I feel very strongly that we have to listen to the scientists on this issue. I note that my colleagues opposite are now publicly saying that we should strictly be basing fisheries management decisions on science and science alone; that administrators should be exempt from the process of setting total allowable catches, exempt from determining the total biomass availability; and that science and science alone should be the guiding consequence. Hon. members of the Reform Party are saying now that the issue of global warming and climate change is in their backyard that scientists are quacks.
That is an absolute outrage. When it is not in their backyard science should be the guiding factor, but when it potentially is in their backyard scientists are quacks. I think that is reprehensible. Quite frankly inaction, not listening to scientists, is what got us in trouble in 1990.
That is why we as parliamentarians have the responsibility to listen to the advice available to us. To do nothing is irresponsible.
While members opposite have found the new luxury of promoting their own environmental agenda and their own environmental performance of the past, it was the Conservative government of the day that refused to act on the science in 1990. It refused to embrace the challenges of fisheries management. Instead of listening to science in 1990 it began the process of listening to the major fish corporations. It said enterprise allocations, regardless of the science, quoting the then minister, the Hon. Bernard Valcourt and others—it is very important that this be noted on the record—“the economic consequences are far, far too great”.
Right now in Atlantic Canada we are experiencing the economic consequences of not acting appropriately and not acting in a timely fashion. While others may laud their fisheries management practices in terms of the west coast in putting together the Pacific Fisheries Treaty, I suggest on the Atlantic coast we have been witness in a very real and tangible way to the consequences of the inaction.

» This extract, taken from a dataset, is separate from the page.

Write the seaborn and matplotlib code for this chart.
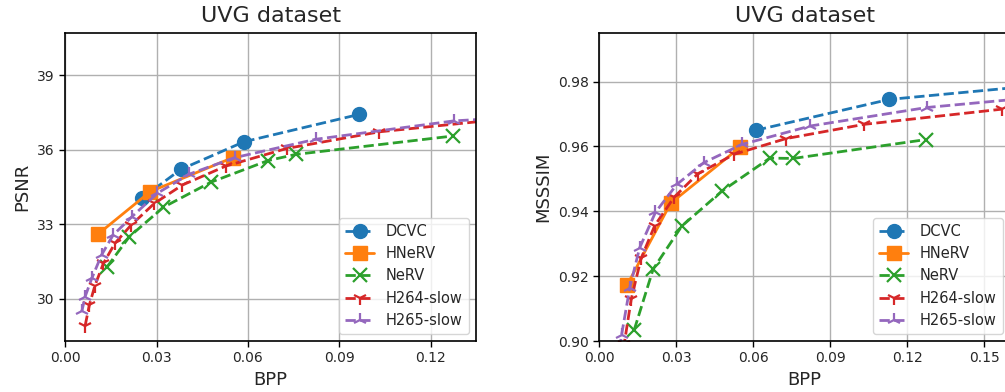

As the Parliamentary Secretary to the Minister of Natural Resources, I say that we are dedicated and committed to action on this issue in a way which is responsible, which meets the needs of Canadians. That is action.
I would like to point out that in Newfoundland and Labrador, while we are participating in the energy industry, we are also participating in the solutions. That is what Canadians expect of us.
I would like to point out some other examples of actions which are providing solutions. For example, Alcan Smelter and Chemicals Ltd. is replacing its older facilities with new plants built with the latest technology. Carbon dioxide emissions will be reduced at this facility by more than 350,000 tonnes.
There are examples across the country where we can employ energy efficiency, where we can employ better technologies and where we can respond to the science that we know exists today rather than burying our heads in the sand like ostriches and trying to pretend the problem does not exist. What we have to do is act. That is exactly what we intend to do.
Thank you, Mr. Speaker, for allowing me to participate in this debate. I know that it causes quite a high degree of debate between members as to who is responsible and who is not. However, I think that clearly we are all responsible as parliamentarians to participate in the solutions, to participate in developing answers rather than just simply saying “it is he or she who did not act in the past”. What we have to do is recognize that this is the time and the place to act. Let us start doing it.